One of my favorite ways to end a winter retreat is with worship and communion. To me, there’s something so powerful about sharing the body and blood of Christ with those with whom you’ve spent a transformational weekend.
The problem is, in my denomination, as a youth worker who isn’t ordained, I can’t preside over communion.
Nevertheless, because I believe this is such a powerful closing ritual, I decided to broach this subject with my congregation’s pastors. I hoped they’d consecrate the elements for me and send me on my way.
Instead, my senior pastor did one better. He said, “I’ll come up on Sunday, participate in the morning’s activities, lead worship for you, and drive kids back to church.”

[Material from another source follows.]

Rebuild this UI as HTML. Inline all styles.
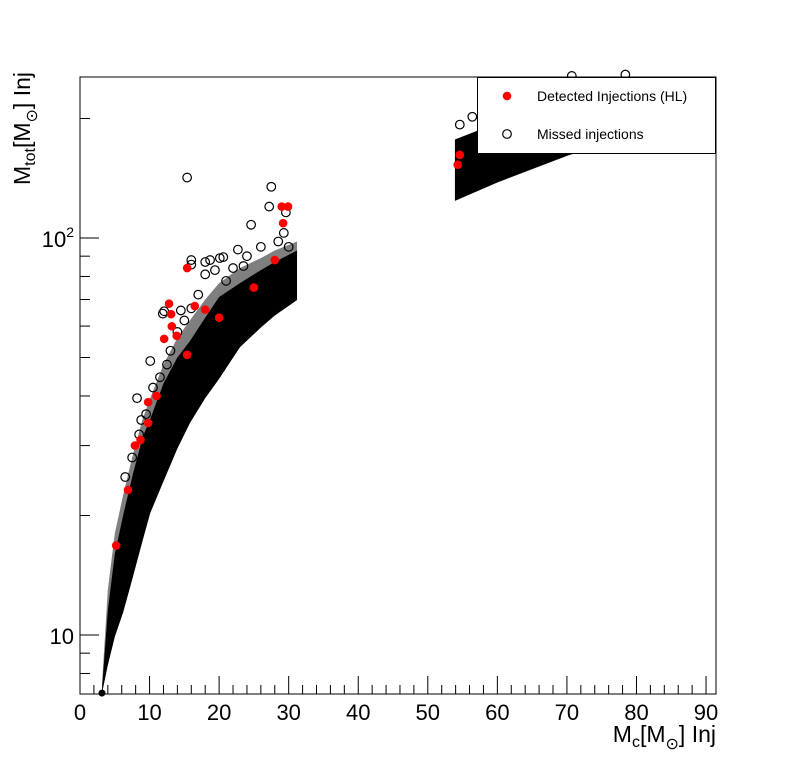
<!DOCTYPE html>
<html><head><meta charset="utf-8"><style>
html,body{margin:0;padding:0;background:#fff;}
svg{display:block;font-family:"Liberation Sans","DejaVu Sans",sans-serif;}
</style></head><body>
<svg id="chart" width="796" height="772" viewBox="0 0 796 772" xmlns="http://www.w3.org/2000/svg">
<rect x="0" y="0" width="796" height="772" fill="#fff"/>
<g id="bands"></g>
<g id="points"></g>
<g id="axes"></g>
<rect x="80" y="77" width="636" height="617" fill="none" stroke="#000" stroke-width="1"/>
<g>
<rect x="477.5" y="77.5" width="238" height="76" fill="#fff" stroke="#000" stroke-width="1"/>
<circle cx="507" cy="96" r="4.3" fill="#ff0000"/>
<text x="537" y="101" font-size="14">Detected Injections (HL)</text>
<circle cx="507" cy="134" r="4.3" fill="none" stroke="#000" stroke-width="1.2"/>
<text x="537" y="139" font-size="14">Missed injections</text>
</g>
<text x="716" y="742" text-anchor="end" font-size="23">M<tspan font-size="16" dy="5">c</tspan><tspan dy="-5">[M</tspan><tspan font-size="16" dy="7">⊙</tspan><tspan dy="-7">] Inj</tspan></text>
<text transform="translate(30,72) rotate(-90)" text-anchor="end" font-size="23">M<tspan font-size="16" dy="5">tot</tspan><tspan dy="-5">[M</tspan><tspan font-size="16" dy="7">⊙</tspan><tspan dy="-7">] Inj</tspan></text>
</svg>
<script>
// ---- data ----
const xTicks = [0,10,20,30,40,50,60,70,80,90];
const yMajorTicks = [10,100];
const yMinorTicks = [8,9,20,30,40,50,60,70,80,90,200];
// dense core band
const bandMc     = [3.16, 4, 5, 6.2, 7.5, 9, 10.1, 12, 14, 15.8, 18, 20, 23, 26, 28, 31.2];
const bandLow    = [7.14, 8.4, 9.9, 11.4, 13.8, 17.3, 20.3, 24.4, 29.5, 34.2, 39.5, 44.2, 53.1, 59.5, 63.8, 69.8];
const bandHigh   = [7.3, 11.5, 16, 20, 25, 31.5, 35, 43, 50, 55, 63, 71, 77, 83, 87, 93];
const fringeHigh = [7.5, 13, 18, 22.5, 28, 35, 39.5, 48, 56, 62, 70, 77, 84, 89, 93, 98];
// high-mass cluster
const band2Mc   = [53.9, 60, 70, 80, 91.4];
const band2Low  = [124, 138, 161, 184, 210];
const band2High = [177, 195, 215, 235, 254];
// missed (open) outliers
const missedMc   = [15.4,27.5,27.2,24.6,29.6,29.3,16,16,18,20.1,20.6,18.7,22.7,18,19.4,12.1,11.9,14.5,16,10.1,8.2,8.8,11.5,54.6,56.4,70.7,78.4,55.5,57,26,21,23.5,13,17,9.5,7.5,14,15,12.5,10.5,8.5,6.5,28.5,30,24,22];
const missedMtot = [142,134.6,120,108,116,103,88,85.7,87,89,89.5,88,93.5,81,83,65.4,64.5,65.7,66.5,49,39.5,34.8,44.6,193,202,256,258,170,180,95,78,85,52,72,36,28,58,62,48,42,32,25,98,95,90,84];
// detected (red) outliers
const detMc   = [29.0,29.9,29.2,15.4,12.8,13.1,13.2,12.1,13.9,16.5,9.8,9.8,54.6,54.3,6.9,5.2,7.9,15.4,25,20,11,8.7,28,18];
const detMtot = [120,120,109,84,68.3,64.3,59.9,55.7,56.7,67.4,38.6,34.2,162,153,23.2,16.8,30,50.8,75,63,40,31,88,66];

// ---- scales ----
const X0=80, XPX=6.956;
function sx(v){return X0+v*XPX;}
function sy(v){return 1032-397*Math.log10(v);}
const NS="http://www.w3.org/2000/svg";
function mk(tag,attrs,parent){const e=document.createElementNS(NS,tag);for(const k in attrs)e.setAttribute(k,attrs[k]);parent.appendChild(e);return e;}

const bands=document.getElementById('bands');
function poly(mc,lo,hi){let p=[];for(let i=0;i<mc.length;i++)p.push(sx(mc[i])+','+sy(lo[i]));for(let i=mc.length-1;i>=0;i--)p.push(sx(mc[i])+','+sy(hi[i]));return p.join(' ');}
let f=mk('polygon',{points:poly(bandMc,bandLow,fringeHigh),fill:'#000','fill-opacity':'0.5'},bands);


let b1=mk('polygon',{points:poly(bandMc,bandLow,bandHigh),fill:'#000'},bands);


let b2=mk('polygon',{points:poly(band2Mc,band2Low,band2High),fill:'#000'},bands);


let cap=mk('circle',{cx:sx(bandMc[0]),cy:sy(bandLow[0]),r:3.5,fill:'#000'},bands);



const pts=document.getElementById('points');
for(let i=0;i<missedMc.length;i++){
  const c=mk('circle',{cx:sx(missedMc[i]),cy:sy(missedMtot[i]),r:4.3,fill:'none',stroke:'#000','stroke-width':1.2},pts);
  
  
}
for(let i=0;i<detMc.length;i++){
  const c=mk('circle',{cx:sx(detMc[i]),cy:sy(detMtot[i]),r:4.3,fill:'#ff0000'},pts);
  
  
}

const ax=document.getElementById('axes');
const YB=694;
for(let v=0;v<=91;v+=2){
  const major=v%10===0;
  const t=mk('line',{x1:sx(v),x2:sx(v),y1:YB,y2:YB-(major?18:9),stroke:'#000','stroke-width':1},ax);
  
  
}
xTicks.forEach(v=>{
  const t=mk('text',{x:sx(v),y:720,'text-anchor':'middle','font-size':22},ax);
  t.textContent=v;
  
  
});
yMajorTicks.forEach(v=>{
  const t=mk('line',{x1:80,x2:99,y1:sy(v),y2:sy(v),stroke:'#000'},ax);
  
  
});
yMinorTicks.forEach(v=>{
  const t=mk('line',{x1:80,x2:90,y1:sy(v),y2:sy(v),stroke:'#000'},ax);
  
  
});
let l1=mk('text',{x:74,y:sy(10)+9,'text-anchor':'end','font-size':22},ax);
l1.textContent='10';


let l2=mk('text',{x:74,y:sy(100)+9,'text-anchor':'end','font-size':22},ax);
l2.innerHTML='10<tspan font-size="14" dy="-10">2</tspan>';


</script>
</body></html>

What’s even more remarkable about this is that he said so believing our associate pastor would be on vacation that Sunday, meaning he’d have to get a guest pastor for worship at home.
Now, our congregation isn’t huge. Around 350 people worship with us on Sunday mornings. Even so, it blew my mind that he’d willing step away from the multitudes in order to serve a few.
But as he said, “I think this is a priority. That would, I think, send a message to the congregation about the importance of youth ministry for our congregation.”
As they say, actions speak louder than words and in this case, his actions spoke volumes.
Not only did his actions communicate the value of our youth ministry to our congregation back at home, but his presence also communicated the value of our youth ministry to our students and leaders attending the retreat.
To me, his presence said, “What you do here matters.”
To our adult leaders it said, “We are partners in ministry.”
Most importantly, to our students, it said , “You matter to this congregation. You’re part of this community and I love and care about you.”
Those messages are powerful; In some ways, every bit as powerful as it was to share communion with one another at the closing worship service my senior pastor led on our winter retreat.
And while I can’t be sure about this, my hunch is that maybe if we dared to invite our senior pastors to be more involved in our youth ministries (and our youth to be more involved in our congregations), we’d have to worry less about whether or not they’d remain in church as young adults. After all, if that were the case, our students would already be connected, not just to our youth ministries, but to our faith communities as a whole.